When you purchase a vehicle with a loan, a bank or other financial institution pays for most or all of the vehicle up-front, and you agree to pay back the money over time. The amount of money you borrow from the bank is referred to as the "principal." The amount of money you contribute up-front is referred to as the "down payment" and usually varies from 10% to 20% of the purchase price of the vehicle. You can often purchase a new car without a down payment (if you qualify); used vehicles generally require a 20% or more down payment.

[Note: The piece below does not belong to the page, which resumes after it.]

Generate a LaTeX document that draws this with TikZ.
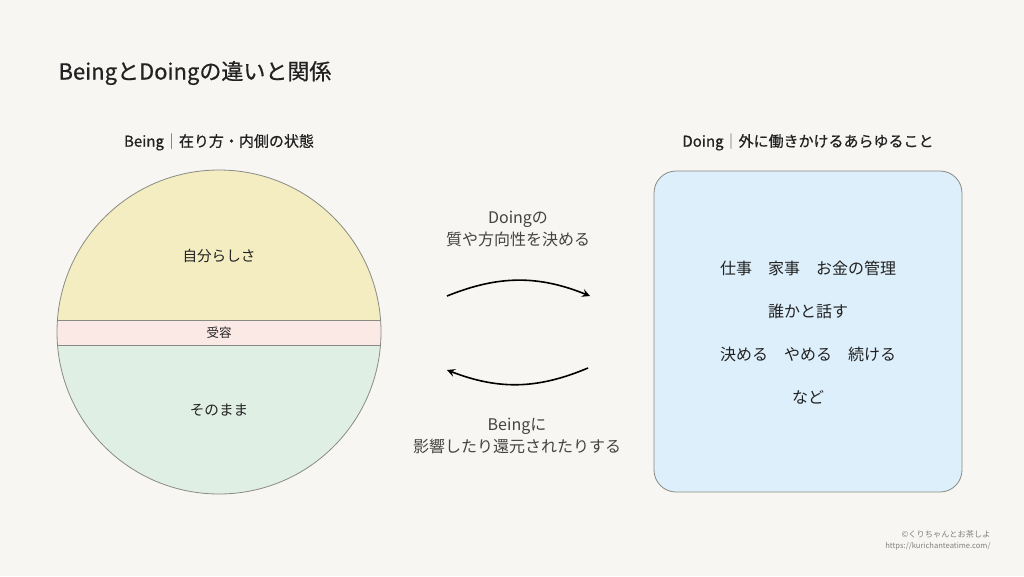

The payback period for a loan is typically up to five years, although some newer vehicles are being sold with longer-term loans. The financial institution will charge you "interest" for your use of their money. Interest rates vary depending on a number of factors such as your credit rating and where you live. Currently, new car loan rates are around 6.5%, with used car rates about the same. Manufacturers frequently offer lower loan rates as a purchasing incentive, but sometimes these are attached to conditions that may not work for you, or are only offered to buyers with exceptionally good credit. Make sure you ask enough questions to make yourself comfortable when investigating various loan options.

Key features of loans

The primary features of loans are summarized below.

  • You have ownership and equity in the vehicle. Your monthly payments are working to purchase that car and it's yours to sell or keep as long as you wish.
  • Gives you control over your vehicle. You can modify the vehicle, add special features or alter it. (Note that modifications may void your warranty, so check first.)
  • Monthly payments are generally higher than with a lease.
  • Usually involves a down payment, either a trade-in or cash.
  • Maintenance is up to you. Always maintain your factory warranty and service your cars, but you're not on a strict schedule with penalties as with a lease.
  • No mileage limits.
  • At the completion of the finance period, you own the vehicle free and clear.
  • Because a typical manufacturer's warranty is shorter than your financing term, your maintenance costs may run higher than with a typical short-term lease.